Presently, the state-owned sugar mills owe about Tk 79.46 billion to the public-sector banks and the government is a guarantor to this loan. But the government did not repay the loan in the stipulated tenure that expired in 2018. Moreover, the tenure of guarantee has not been renewed also. Because of this snag, Sugar International Co., a consortium of three companies from Japan, Thailand and the United Arab Emirates are not being able to invest their planned US$645 million to the country’s six closed state-owned sugar mills at Pabna, Shyampur, Panchagarh, Setabganj, Rangpur and Kushtia.
Now if the Bangladesh government provides guarantee to two banks, Japan Bank for International Cooperation (JBIC) and EXIM Bank, Thailand, this consortium can invest 70 per cent of the investment money with the rest 30 per cent as the equity of these two companies. As these foreign banks want the Bangladesh government to provide sovereign guarantee against their credits, the latter could not do it because of legal complexities. This is the only way to overcome these hurdles.

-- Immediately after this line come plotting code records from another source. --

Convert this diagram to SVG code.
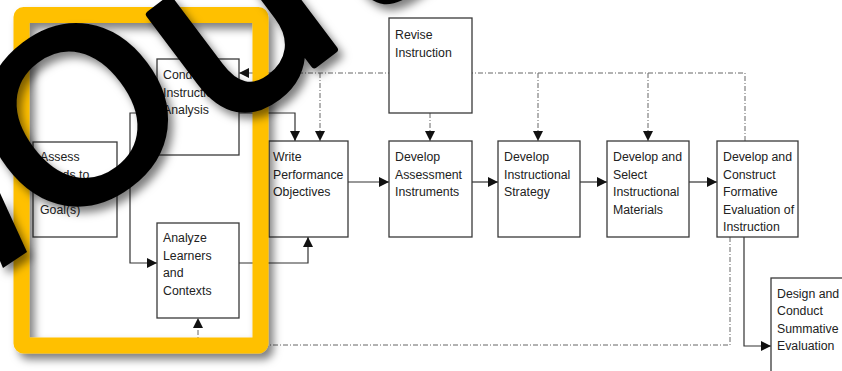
<svg xmlns="http://www.w3.org/2000/svg" width="842" height="371" viewBox="0 0 842 371">
<defs>
<style>
.box{fill:#fff;stroke:#3a3a3a;stroke-width:1.3}
.lbl{font-family:"Liberation Sans",Arial,sans-serif;font-size:12.3px;fill:#222}
.ln{fill:none;stroke:#333;stroke-width:1.2}
.dl{fill:none;stroke:#666;stroke-width:1;stroke-dasharray:5 2 1 2}
.big{font-family:"DejaVu Sans",sans-serif;font-size:230px;fill:#000;stroke:#000;stroke-width:7;stroke-linejoin:round}
</style>
<marker id="ah" viewBox="0 0 10 10" refX="10" refY="5" markerWidth="11" markerHeight="10" markerUnits="userSpaceOnUse" orient="auto">
<path d="M0,0 L10,5 L0,10 z" fill="#111"/>
</marker>
<filter id="sh" x="-20%" y="-20%" width="150%" height="150%">
<feDropShadow dx="5" dy="6" stdDeviation="4" flood-color="#000" flood-opacity="0.5"/>
</filter>
</defs>
<rect width="842" height="371" fill="#fff"/>
<g id="connectors">
<path class="dl" d="M745,141 V73 H239" marker-end="url(#ah)"/>
<path class="dl" d="M320,73 V141" marker-end="url(#ah)"/>
<path class="dl" d="M538,73 V141" marker-end="url(#ah)"/>
<path class="dl" d="M648,73 V141" marker-end="url(#ah)"/>
<path class="dl" d="M430,113 V141" marker-end="url(#ah)"/>
<path class="dl" d="M730,237 V345 H198 V318" marker-end="url(#ah)"/>
<path class="ln" d="M117,188 H130"/>
<path class="ln" d="M130,188 V113 H157" marker-end="url(#ah)"/>
<path class="ln" d="M130,188 V263 H157" marker-end="url(#ah)"/>
<path class="ln" d="M239,113 H295 V141" marker-end="url(#ah)"/>
<path class="ln" d="M239,263 H308 V237" marker-end="url(#ah)"/>
<path class="ln" d="M348,182 H389" marker-end="url(#ah)"/>
<path class="ln" d="M472,182 H498" marker-end="url(#ah)"/>
<path class="ln" d="M580,182 H607" marker-end="url(#ah)"/>
<path class="ln" d="M689,182 H717" marker-end="url(#ah)"/>
<path class="ln" d="M744,237 V346 H771" marker-end="url(#ah)"/>
</g>
<g id="assess">
<rect class="box" x="33" y="142" width="84" height="95"/>
<text class="lbl"><tspan x="40" y="161">Assess</tspan><tspan x="40" y="178.5">Needs to</tspan><tspan x="40" y="196">Identify</tspan><tspan x="40" y="213.5">Goal(s)</tspan></text>
</g>
<g id="conduct">
<rect class="box" x="157" y="59" width="82" height="96"/>
<text class="lbl"><tspan x="163" y="79">Conduct</tspan><tspan x="163" y="96.5">Instructional</tspan><tspan x="163" y="114">Analysis</tspan></text>
</g>
<g id="analyze">
<rect class="box" x="157" y="223" width="82" height="95"/>
<text class="lbl"><tspan x="163" y="242">Analyze</tspan><tspan x="163" y="259.5">Learners</tspan><tspan x="163" y="277">and</tspan><tspan x="163" y="294.5">Contexts</tspan></text>
</g>
<g id="write">
<rect class="box" x="269" y="141" width="79" height="96"/>
<text class="lbl"><tspan x="273" y="161">Write</tspan><tspan x="273" y="178.5">Performance</tspan><tspan x="273" y="196">Objectives</tspan></text>
</g>
<g id="revise">
<rect class="box" x="389" y="18" width="83" height="95"/>
<text class="lbl"><tspan x="395" y="39">Revise</tspan><tspan x="395" y="56.5">Instruction</tspan></text>
</g>
<g id="assessment">
<rect class="box" x="389" y="141" width="83" height="96"/>
<text class="lbl"><tspan x="395" y="161">Develop</tspan><tspan x="395" y="178.5">Assessment</tspan><tspan x="395" y="196">Instruments</tspan></text>
</g>
<g id="strategy">
<rect class="box" x="498" y="141" width="82" height="96"/>
<text class="lbl"><tspan x="504" y="161">Develop</tspan><tspan x="504" y="178.5">Instructional</tspan><tspan x="504" y="196">Strategy</tspan></text>
</g>
<g id="materials">
<rect class="box" x="607" y="141" width="82" height="96"/>
<text class="lbl"><tspan x="613" y="161">Develop and</tspan><tspan x="613" y="178.5">Select</tspan><tspan x="613" y="196">Instructional</tspan><tspan x="613" y="213.5">Materials</tspan></text>
</g>
<g id="formative">
<rect class="box" x="717" y="141" width="81" height="96"/>
<text class="lbl"><tspan x="723" y="161">Develop and</tspan><tspan x="723" y="178.5">Construct</tspan><tspan x="723" y="196">Formative</tspan><tspan x="723" y="213.5">Evaluation of</tspan><tspan x="723" y="231">Instruction</tspan></text>
</g>
<g id="summative">
<rect class="box" x="771" y="278" width="90" height="110"/>
<text class="lbl"><tspan x="777" y="298">Design and</tspan><tspan x="777" y="315">Conduct</tspan><tspan x="777" y="332.5">Summative</tspan><tspan x="777" y="350">Evaluation</tspan></text>
</g>
<g id="highlight">
<rect x="21.5" y="15" width="239" height="330.5" rx="2" fill="none" stroke="#FFC000" stroke-width="16" filter="url(#sh)"/>
</g>
<g id="overlay" filter="url(#sh)">
<polygon points="0,193 27,252 3,268 0,261" fill="#000"/>
<text class="big" transform="translate(49.3,240.6) rotate(-37) scale(1.08,1)">O<tspan dx="-2.4" dy="19" font-size="255">u</tspan><tspan dx="11">t</tspan></text>
</g>
</svg>
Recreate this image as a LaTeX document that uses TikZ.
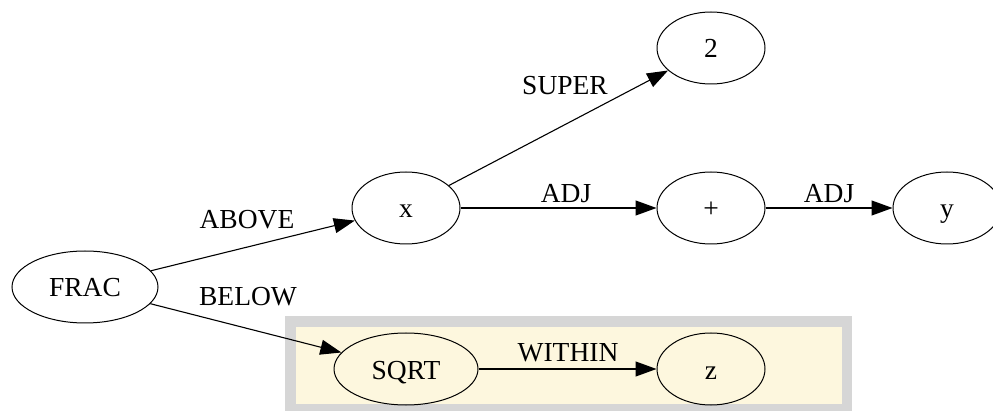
\documentclass[tikz,border=0pt]{standalone}
\usepackage{fontspec}
\setmainfont{Liberation Serif}
\usetikzlibrary{shapes.geometric,arrows.meta}
\definecolor{clusterfill}{HTML}{FDF7DE}
\definecolor{clusterline}{HTML}{D6D6D6}
\tikzset{
  graphnode/.style={ellipse, draw=black, line width=1pt, inner sep=0pt,
    minimum height=72pt, text height=20pt, text depth=0pt,
    font=\fontsize{27.5}{32}\selectfont},
  edgelabel/.style={anchor=base, inner sep=0pt, font=\fontsize{27.5}{32}\selectfont},
  link/.style={draw=black, line width=1.1pt,
    -{Triangle[length=21pt,width=15pt]}}
}
\begin{document}
\begin{tikzpicture}[x=1pt, y=-1pt]
  \clip (0,0) rectangle (993,411);
  \fill[white] (0,0) rectangle (993,411);

  % cluster holding the square root and its contents
  \draw[clusterline, fill=clusterfill, line width=10.5pt]
    (290.5,321.5) rectangle (847,409.25);

  % nodes
  \node[graphnode, minimum width=146pt] (frac) at (85,287) {FRAC};
  \node[graphnode, minimum width=108pt] (x)    at (406,208) {x};
  \node[graphnode, minimum width=144pt] (sqrt) at (406,369) {SQRT};
  \node[graphnode, minimum width=108pt] (two)  at (711,48)  {2};
  \node[graphnode, minimum width=108pt] (plus) at (711,208) {+};
  \node[graphnode, minimum width=108pt] (z)    at (711,369) {z};
  \node[graphnode, minimum width=108pt] (y)    at (947,208) {y};

  % connectors
  \draw[link] (frac) -- (x);
  \draw[link] (frac) -- (sqrt);
  \draw[link] (x) -- (two);
  \draw[link] (x) -- (plus);
  \draw[link] (plus) -- (y);
  \draw[link] (sqrt) -- (z);

  % connector labels
  \node[edgelabel] (lab-above)  at (247,229) {ABOVE};
  \node[edgelabel] (lab-below)  at (248,306) {BELOW};
  \node[edgelabel] (lab-super)  at (565,95)  {SUPER};
  \node[edgelabel] (lab-adj1)   at (566,203) {ADJ};
  \node[edgelabel] (lab-adj2)   at (829,203) {ADJ};
  \node[edgelabel] (lab-within) at (568,362) {WITHIN};
\end{tikzpicture}
\end{document}
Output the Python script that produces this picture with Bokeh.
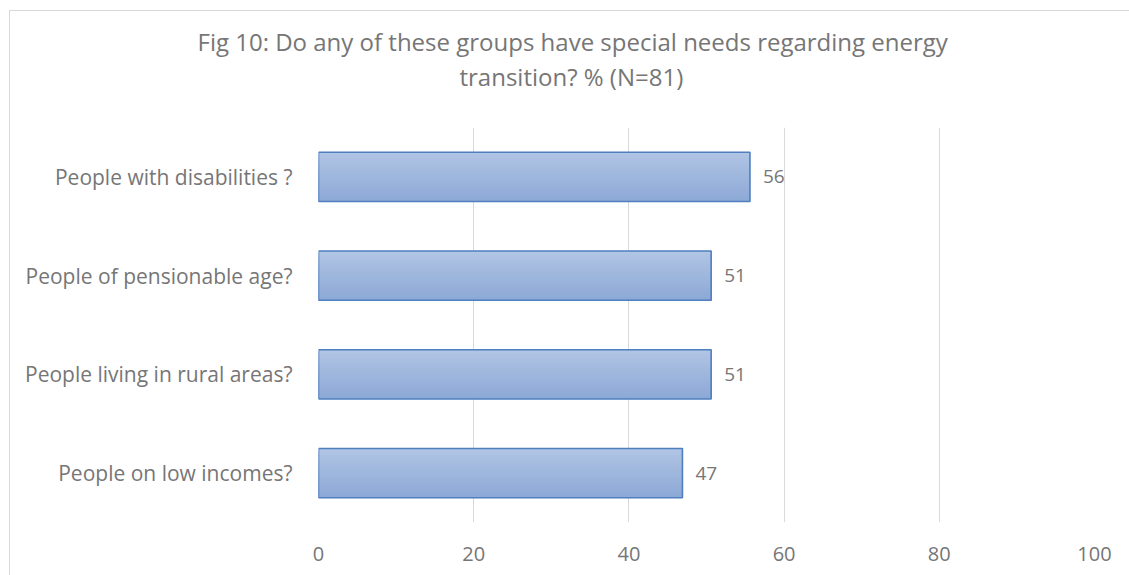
from bokeh.plotting import figure
from bokeh.models import ColumnDataSource, FactorRange, Range1d, LabelSet, Title, FixedTicker
from bokeh.core.properties import value
from bokeh.transform import dodge
from bokeh.embed import file_html
from bokeh.resources import INLINE

title_lines = ["Fig 10: Do any of these groups have special needs regarding energy",
               "transition? % (N=81)"]
categories = ["People with disabilities ?", "People of pensionable age?",
              "People living in rural areas?", "People on low incomes?"]
values = [55.6, 50.6, 50.6, 46.9]
x_ticks = [0, 20, 40, 60, 80, 100]

GRAY = "#767676"
FONT = "Open Sans"
H = 565

factors = list(reversed(categories))
p = figure(width=1120, height=H, y_range=FactorRange(*factors), x_range=Range1d(0, 100),
           output_backend="svg", toolbar_location=None,
           min_border_left=308, min_border_right=36, min_border_top=116, min_border_bottom=54,
           margin=(10, 0, 0, 9))
p.styles = {"border-left": "1px solid #d9d9d9", "border-top": "1px solid #d9d9d9"}
p.outline_line_color = None
p.background_fill_color = "white"
p.border_fill_color = "white"

src = ColumnDataSource(dict(cat=categories, val=values,
                            lab=[str(int(round(v))) for v in values]))

# gradient bars via nested strips (each from its top edge down to bar bottom)
bar_h = 0.5
n = 16
top_c = (176, 196, 228)
bot_c = (141, 169, 214)
for i in range(n):
    t = i / (n - 1)
    c = tuple(int(round(top_c[k] + (bot_c[k] - top_c[k]) * t)) for k in range(3))
    top = bar_h / 2 - i * bar_h / n
    hh = top + bar_h / 2
    off = top - hh / 2
    p.hbar(y=dodge("cat", off, range=p.y_range), right="val", left=0, height=hh,
           source=src, fill_color="#%02x%02x%02x" % c, line_color=None)
p.hbar(y="cat", right="val", left=0, height=bar_h, source=src,
       fill_color=None, line_color="#4f7fbf", line_width=1.6)

labels = LabelSet(x="val", y="cat", text="lab", source=src, x_offset=13,
                  text_baseline="middle", text_font=value(FONT), text_font_size="19px",
                  text_color=GRAY)
p.add_layout(labels)

# title panel: spacer nearest the plot, then line 2, then line 1
tstyle = dict(text_font=FONT, text_font_size="24px", text_font_style="normal",
              text_color=GRAY, standoff=0, vertical_align="bottom", align="left")
p.add_layout(Title(text=" ", offset=0, **tstyle), "above")
p.add_layout(Title(text=title_lines[1], offset=141, **tstyle), "above")
p.add_layout(Title(text=title_lines[0], offset=-121, **tstyle), "above")

p.xaxis.ticker = FixedTicker(ticks=x_ticks)
for ax in (p.xaxis, p.yaxis):
    ax.axis_line_color = None
    ax.major_tick_line_color = None
    ax.minor_tick_line_color = None
    ax.major_label_text_color = GRAY
    ax.major_label_text_font = FONT
p.xaxis.major_label_text_font_size = "20px"
p.yaxis.major_label_text_font_size = "21px"
p.xaxis.major_label_standoff = 18
p.yaxis.major_label_standoff = 20
p.ygrid.grid_line_color = None
p.xgrid.grid_line_color = "#d9d9d9"
p.xgrid.grid_line_width = 1

open("out.html", "w").write(file_html(p, INLINE))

There is no reason why the lending foreign banks would not accept the bank guarantee provided by Bangladesh’s banks. If these banks give the required guarantee, the fresh investment into the stalled sugar mills by the foreign companies will indeed be possible. We think the sooner all these problems are overcome, the better for the country’s sugar industry.
In Bangladesh, like every state-owned enterprise, sugar mills have a history of deficit account books. If through foreign investment, stalled sugar mills are run, quality sugar is produced with prices of sugar remaining stable, policy makers need to ensure that foreign investors do not face any bureaucratic hurdles.